■ WHAT YOU NEED TO DO ■
Leave out the pictures, and retype only the lines from the beginning of the material through the line that contains "from matplotlib.patches import", including both.

■ DATA SHOWN ■

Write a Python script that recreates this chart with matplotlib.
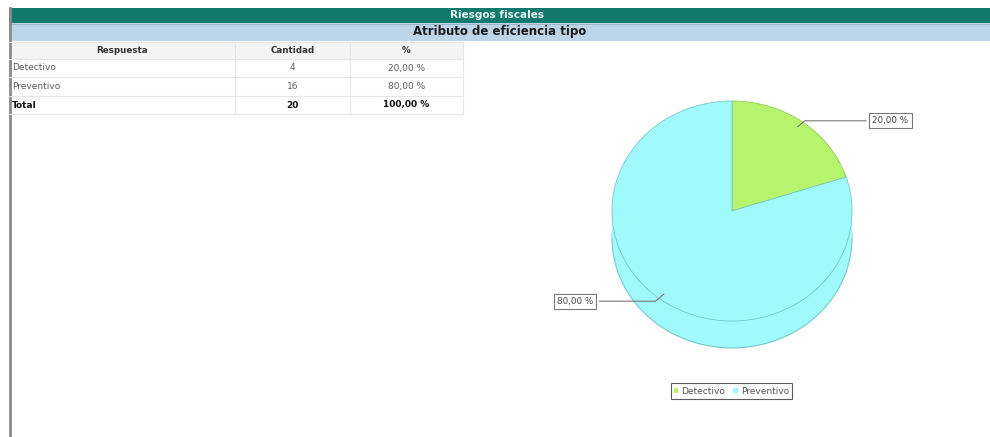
import matplotlib
matplotlib.use("Agg")
import matplotlib.pyplot as plt
from matplotlib.patches import Rectangle, Patch

##### Data #####
title = "Riesgos fiscales"
subtitle = "Atributo de eficiencia tipo"
headers = ["Respuesta", "Cantidad", "%"]
categories = ["Detectivo", "Preventivo"]
counts = [4, 16]
colors = ["#b5f46c", "#a0fafc"]
edges = ["#8fcf55", "#76c9cc"]

total = sum(counts)
pcts = [c * 100.0 / total for c in counts]


def fmt(p):
    return ("%.2f %%" % p).replace(".", ",")


fig = plt.figure(figsize=(9.9, 4.37), dpi=100)

##### Background layer in pixel coordinates #####
bg = fig.add_axes([0, 0, 1, 1])
bg.set_xlim(0, 990)
bg.set_ylim(437, 0)
bg.axis("off")

bg.add_patch(Rectangle((9, 8), 981, 15, facecolor="#11796d", edgecolor="none"))
bg.text(497, 15.5, title, color="#eaf6f3", fontsize=7.5, fontweight="bold",
        ha="center", va="center")
bg.add_patch(Rectangle((9, 23), 981, 18, facecolor="#bdd5e8", edgecolor="none"))
bg.plot([9, 990], [23.5, 23.5], color="#9fb9cc", lw=0.8)
bg.text(500, 32, subtitle, color="#1a1a1a", fontsize=8.5, fontweight="bold",
        ha="center", va="center")
bg.plot([9.5, 9.5], [8, 437], color="#8a8a8a", lw=2)

##### Table #####
col_x = [9, 235, 350, 463]
row_y = [42, 59, 77, 96, 114]
grid = "#e6e6e6"
bg.add_patch(Rectangle((col_x[0], row_y[0]), col_x[-1] - col_x[0], row_y[1] - row_y[0],
                       facecolor="#f4f4f4", edgecolor="none"))
for y in row_y:
    bg.plot([col_x[0], col_x[-1]], [y, y], color=grid, lw=0.8)
for x in col_x[1:]:
    bg.plot([x, x], [row_y[0], row_y[-1]], color=grid, lw=0.8)

centers = [(col_x[0] + col_x[1]) / 2, (col_x[1] + col_x[2]) / 2, (col_x[2] + col_x[3]) / 2]
for i, h in enumerate(headers):
    bg.text(centers[i], (row_y[0] + row_y[1]) / 2, h, fontsize=6.3, fontweight="bold",
            color="#333333", ha="center", va="center")

rows = [(categories[i], str(counts[i]), fmt(pcts[i]), "normal") for i in range(len(categories))]
rows.append(("Total", str(total), fmt(sum(pcts)), "bold"))
for r, (name, cnt, pct, w) in enumerate(rows):
    yc = (row_y[r + 1] + row_y[r + 2]) / 2
    col = "#111111" if w == "bold" else "#5a5a5a"
    bg.text(12, yc, name, fontsize=6.5, fontweight=w, color=col, ha="left", va="center")
    bg.text(centers[1], yc, cnt, fontsize=6.5, fontweight=w, color=col, ha="center", va="center")
    bg.text(centers[2], yc, pct, fontsize=6.5, fontweight=w, color=col, ha="center", va="center")

##### Pie (pseudo 3D) #####
# centre (732, 211) px, rx = 120 px, ry = 110 px
cx, cy, rx, ry = 732, 211, 120, 110
x0, x1 = -1.1, 1.1
y0, y1 = -1.5, 1.1
left = (cx + x0 * rx) / 990
width = (x1 - x0) * rx / 990
bottom = 1 - (cy - y0 * ry) / 437
height = (y1 - y0) * ry / 437
ax = fig.add_axes([left, bottom, width, height])
depth = 0.245

base, _ = ax.pie(counts, colors=colors, startangle=90, counterclock=False,
                 center=(0, -depth), wedgeprops=dict(linewidth=0.8))
for w, e in zip(base, edges):
    w.set_edgecolor(e)
    w.set_zorder(1)
ax.add_patch(Rectangle((-1, -depth), 2, depth, facecolor=colors[1], edgecolor="none", zorder=2))
top, _ = ax.pie(counts, colors=colors, startangle=90, counterclock=False,
                wedgeprops=dict(linewidth=0.6))
for w, e in zip(top, edges):
    w.set_edgecolor(e)
    w.set_zorder(3)

ax.set_aspect("auto")
ax.set_xlim(x0, x1)
ax.set_ylim(y0, y1)
ax.axis("off")

label_pos = [(1.32, 0.82), (-1.31, -0.82)]
point_pos = [(0.53, 0.75), (-0.55, -0.74)]
for i in range(len(counts)):
    ax.annotate(fmt(pcts[i]), xy=point_pos[i], xytext=label_pos[i],
                fontsize=6.3, color="#444444", ha="center", va="center",
                annotation_clip=False, zorder=5,
                bbox=dict(boxstyle="square,pad=0.35", facecolor="white", edgecolor="#777777", lw=0.8),
                arrowprops=dict(arrowstyle="-", color="#777777", lw=0.8,
                                connectionstyle="angle,angleA=0,angleB=40,rad=0"))

handles = [Patch(facecolor=colors[i], edgecolor="none", label=categories[i]) for i in range(len(categories))]
leg = fig.legend(handles=handles, loc="center", bbox_to_anchor=(731.5 / 990, 1 - 391 / 437),
                 ncol=2, fontsize=6.5, frameon=True, fancybox=False, handlelength=0.5,
                 handleheight=0.5, handletextpad=0.35, columnspacing=0.9, borderpad=0.35)
leg.get_frame().set_edgecolor("#333333")
leg.get_frame().set_linewidth(0.8)
for t in leg.get_texts():
    t.set_color("#555555")

fig.savefig("out.png", dpi=100, facecolor="white")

■ FINAL RESULT ■
Write a Python script that recreates this chart with matplotlib.
import matplotlib
matplotlib.use("Agg")
import matplotlib.pyplot as plt
from matplotlib.patches import Rectangle, Patch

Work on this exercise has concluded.